- 1 pound lean ground beef
- 6 cups water
- 1 (28-ounce) can tomatoes
- 1 cup each chopped onion, celery and bell pepper
- 1 cup sliced carrot
- 2 teaspoons salt
- 1 teaspoon Worcestershire
- 1/4 teaspoon black pepper
- 2 bay leaves
- 1 (14-ounce) can red kidney beans
- 1 cup shredded cabbage
- 1/2 cup macaroni
- 1 3/4 cups freshly grated Parmesan cheese
Adapted from keyingredient.com
1.Heat a stockpot over medium-high heat. Place ground beef in hot stockpot. Cook until browned and crumbly.

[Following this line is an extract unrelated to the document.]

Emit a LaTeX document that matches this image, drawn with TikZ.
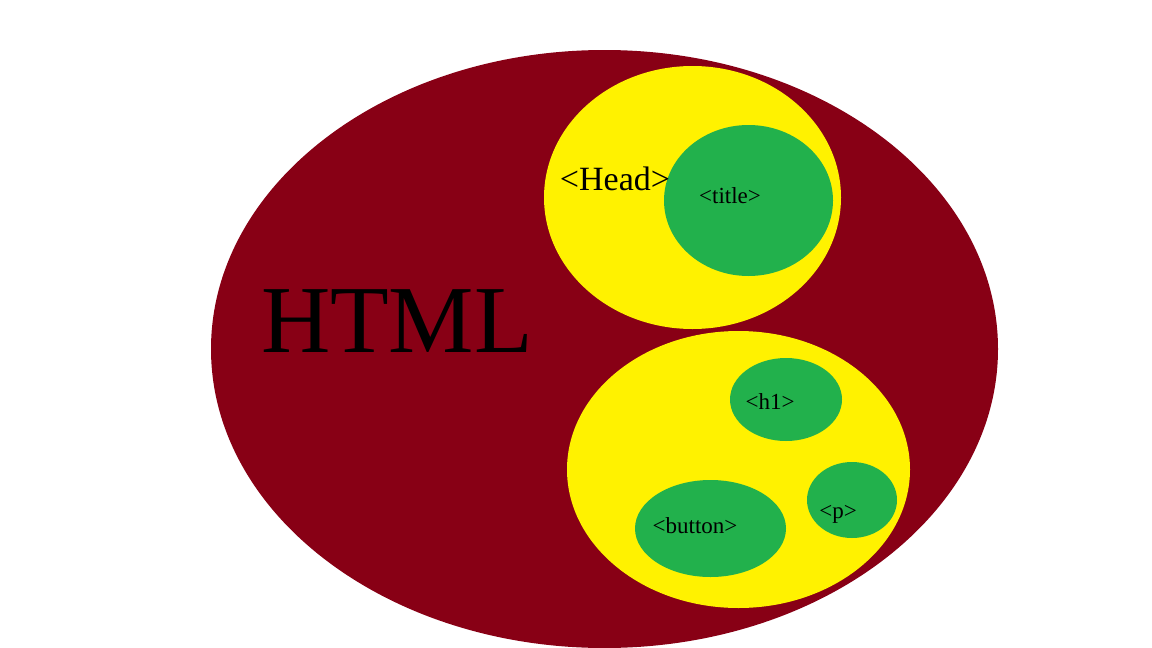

2.Place the ground beef in a colander and drain well. Return the ground beef to the stockpot.
3.Add the water, undrained tomatoes, onion, celery, bell pepper, carrot, salt, Worcestershire, black pepper and bay leaves to the ground beef in the stockpot and mix well. Bring to a boil; reduce the heat.
4.Simmer, covered, stirring occasionally, for about 1 hour.
5.Drain the beans. Add beans, cabbage and macaroni to the ground beef mixture and mix well; cover. Simmer over low heat, stirring occasionally, for 30 minutes. Discard bay leaves. Ladle into soup bowls. Sprinkle with Parmesan. Serve with crackers or crusty bread, if desired.